I have a client in San Diego that just inherited a 4 Plex worth $1,300,000. The property is in a trust and has been passed down to share between 3 siblings. My client wants to buy out his other two siblings but is also looking to avoid a property tax reassessment. I have done some research but am struggling to find information on how to skirt the property tax reassessment on a multifamily property. Help please!
Most Popular Reply
This can get complicated and client will need to get professional help to navigate this. First, assuming the property is or was held in parent's trust, the successor trustee and transferee(s) need to file for a parent/child exclusion to avoid reassessment. If the property has already transferred to three siblings, the act of a buy out will trigger reassessment on 2/3 of the property.
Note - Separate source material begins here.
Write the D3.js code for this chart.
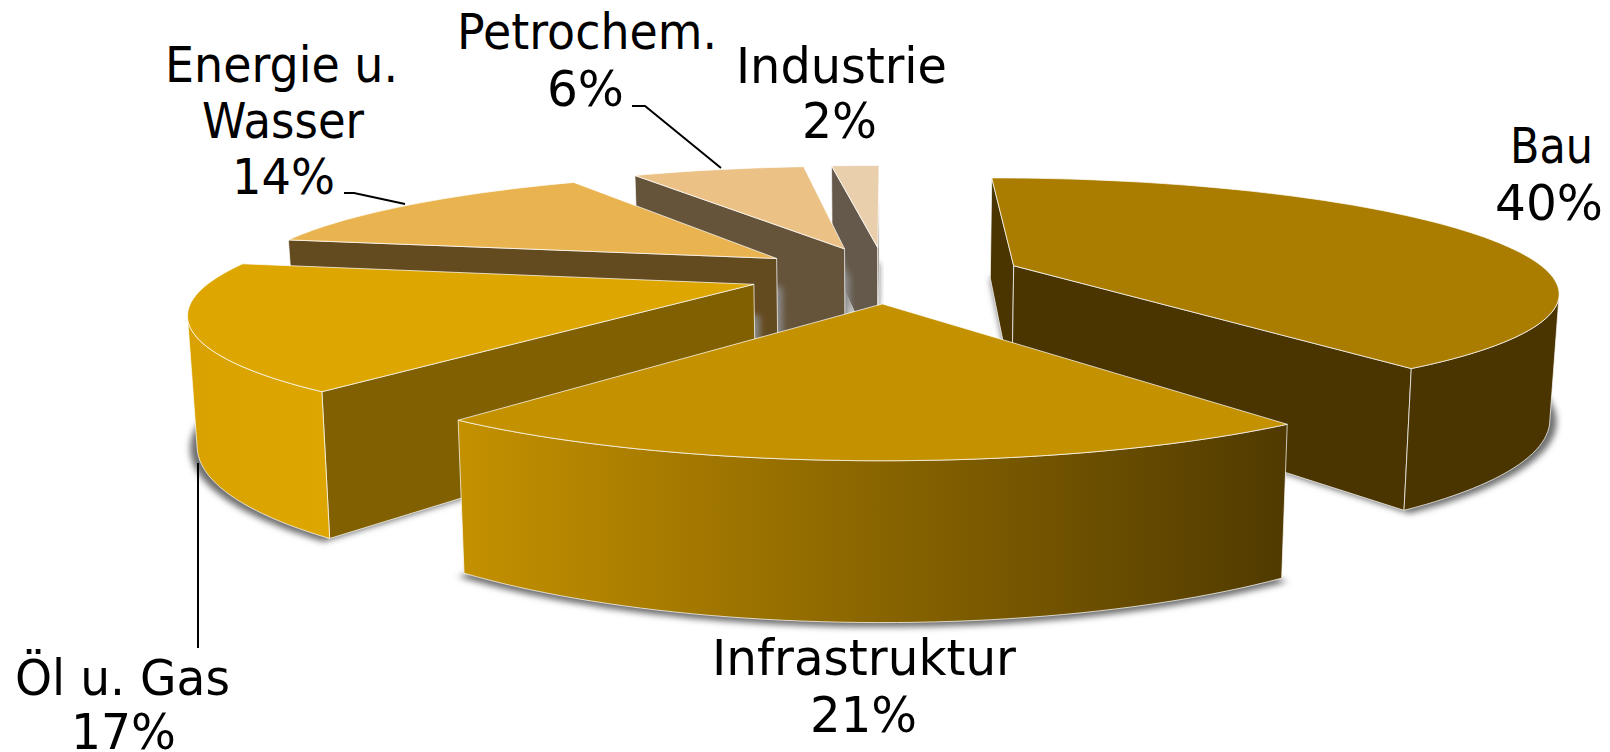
<!DOCTYPE html>
<html><head><meta charset="utf-8">
<script src="https://cdnjs.cloudflare.com/ajax/libs/d3/7.8.5/d3.min.js"></script>
<style>html,body{margin:0;padding:0;background:#fff}svg{display:block}text{font-family:"DejaVu Sans",Verdana,sans-serif;fill:#000}</style>
</head><body><svg id="c" width="1610" height="752"></svg>
<script>
// Data (shares; the labels show them rounded)
const categories = ["Bau","Infrastruktur","Öl u. Gas","Energie u. Wasser","Petrochem.","Industrie"];
const shares = [40,20.6,17.4,13.75,6.47,1.78];
const topColors = ["#aa7d00","#c49100","#dea600","#e9b44f","#ebc185","#e9cfac"];
const sideColors = ["#4a3500","#4a3500","#806000","#644a1f","#65533a","#65594b"];
const outerLeftColors = ["#4a3500","#c49100","#d9a200","#e9b44f","#ebc185","#e9cfac"];
const outerRightColors = ["#4a3500","#503a00","#dea600","#e9b44f","#ebc185","#e9cfac"];

// Label layout [text, x0, x1, baseline] per text line
const labelLines = [
  ["Bau",1510,1593,163],["40%",1495,1603,220],
  ["Infrastruktur",712,1016,675],["21%",810,917,732],
  ["Öl u. Gas",15,230,695],["17%",71,176,749],
  ["Energie u.",165,398,82],["Wasser",202,364,138],["14%",232,335,194],
  ["Petrochem.",457,717,49],["6%",547,624,106],
  ["Industrie",736,947,83],["2%",802,877,138]
];
const leaders = [
  [[344,193],[354,193],[405,204]],
  [[632,106],[645,106],[721,168]],
  [[198,463],[198,648]]
];

// Projection model (exploded pie in perspective)
const radius = 515, explode = 132, thickness = 118;
const sx = d3.scaleLinear().domain([0,1568]).range([0,1610]);
const sy = d3.scaleLinear().domain([0,732]).range([0,752]);
function project(x,y,z){
  const w = (0.986-0.0004*y)*(1+0.014*z);
  return [sx(862+x/w), sy(267+(0.204*y+thickness*z)/w)];
}
const svg = d3.select("#c"), defs = svg.append("defs");
defs.append("filter").attr("id","soft").attr("x","-10%").attr("y","-10%").attr("width","120%").attr("height","120%")
  .append("feGaussianBlur").attr("stdDeviation",3);
const line = d3.line(), closed = d3.line().curve(d3.curveLinearClosed);
const arcs = d3.pie().sort(null).startAngle(0).endAngle(2*Math.PI)(shares);

const slices = arcs.map((a,i)=>{
  const mid=(a.startAngle+a.endAngle)/2;
  const ox=Math.sin(mid)*explode, oy=-Math.cos(mid)*explode;
  const pt=(ang,z,r=radius)=>project(ox+Math.sin(ang)*r, oy-Math.cos(ang)*r, z);
  const n=Math.max(4,Math.round((a.endAngle-a.startAngle)/(Math.PI/120)));
  const angs=d3.range(n+1).map(k=>a.startAngle+(a.endAngle-a.startAngle)*k/n);
  return {i,depth:oy,angs,pt,apex:z=>project(ox,oy,z),a};
}).sort((p,q)=>p.depth-q.depth);

const area=q=>{let s=0;q.forEach((p,k)=>{const r=q[(k+1)%q.length];s+=p[0]*r[1]-r[0]*p[1];});return s/2;};
const edge="rgba(255,255,255,0.72)";

slices.forEach(s=>{
  const g=svg.append("g");
  const t0=s.angs[0], t1=s.angs[s.angs.length-1];
  // soft floor shadow
  g.append("path").attr("d",closed([s.apex(1.01),...s.angs.map(t=>s.pt(t,1.01,radius*1.012))]))
    .attr("fill","#6e6e6e").attr("filter","url(#soft)");
  // shadow cast beside a wall that faces away
  const hidden=area([s.pt(t1,0),s.apex(0),s.apex(1),s.pt(t1,1)])>=0;
  if(hidden){
    g.append("path").attr("d",closed([s.pt(t1,0.25),s.apex(0.25),s.apex(1),s.pt(t1,1)]))
      .attr("transform","translate(5,0)").attr("fill","#8a8a8a").attr("filter","url(#soft)");
  }
  const wall=(A,B,fill)=>{
    const q=[A(0),B(0),B(1),A(1)];
    if(area(q)<0) g.append("path").attr("d",closed(q)).attr("fill",fill).attr("stroke",edge).attr("stroke-width",1);
  };
  wall(z=>s.apex(z), z=>s.pt(t0,z), sideColors[s.i]);
  wall(z=>s.pt(t1,z), z=>s.apex(z), sideColors[s.i]);
  // outer curved wall: visible runs only
  let run=[];
  const flush=()=>{
    if(run.length>1){
      const top=run.map(t=>s.pt(t,0)), bot=run.map(t=>s.pt(t,1)).reverse();
      const xs=[...top,...bot].map(p=>p[0]);
      const id="g"+s.i;
      const lg=defs.append("linearGradient").attr("id",id).attr("gradientUnits","userSpaceOnUse")
        .attr("x1",d3.min(xs)).attr("x2",d3.max(xs)).attr("y1",0).attr("y2",0);
      lg.append("stop").attr("offset",0).attr("stop-color",outerLeftColors[s.i]);
      lg.append("stop").attr("offset",1).attr("stop-color",outerRightColors[s.i]);
      g.append("path").attr("d",closed([...top,...bot])).attr("fill",`url(#${id})`).attr("stroke",edge).attr("stroke-width",1);
    }
    run=[];
  };
  s.angs.slice(0,-1).forEach((t,k)=>{
    const u=s.angs[k+1];
    const vis=area([s.pt(t,0),s.pt(u,0),s.pt(u,1),s.pt(t,1)])<0;
    if(vis){ if(!run.length) run.push(t); run.push(u);} else flush();
  });
  flush();
  // top face
  g.append("path").attr("d",closed([s.apex(0),...s.angs.map(t=>s.pt(t,0))]))
    .attr("fill",topColors[s.i]).attr("stroke",edge).attr("stroke-width",1);
});

// leader lines
svg.append("g").selectAll("path").data(leaders).join("path")
  .attr("d",d=>line(d)).attr("fill","none").attr("stroke","#000").attr("stroke-width",2);

// labels
svg.append("g").selectAll("text").data(labelLines).join("text")
  .attr("x",d=>d[1]).attr("y",d=>d[3]).attr("font-size",49)
  .attr("textLength",d=>d[2]-d[1]).attr("lengthAdjust","spacingAndGlyphs")
  .text(d=>d[0]);
</script></body></html>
If the property is still in trust and has not yet been distributed, there may be more options. If the declaration of trust permits the trustee to distribute assets in kind and there are sufficient assets in the trust such that distributions could be equalized with one sibling receiving the 4 plex and other siblings receiving other assets that may work. If this is not the case, then assuming there is sufficient equity, the trustee might obtain a secured cash out loan against the property (probably at higher rates then conventional commercial) and after the loan funds, the trustee would then distribute the cash to the siblings who want to be bought out, and the 4plex to the sibling who wants it with the loan still in place.
It is important that all transactions take place within the trust prior to distribution in order to avoid reassessment. Successor Trustee, whoever that is, needs to honor the language of the trust and retain professional assistance to do this right.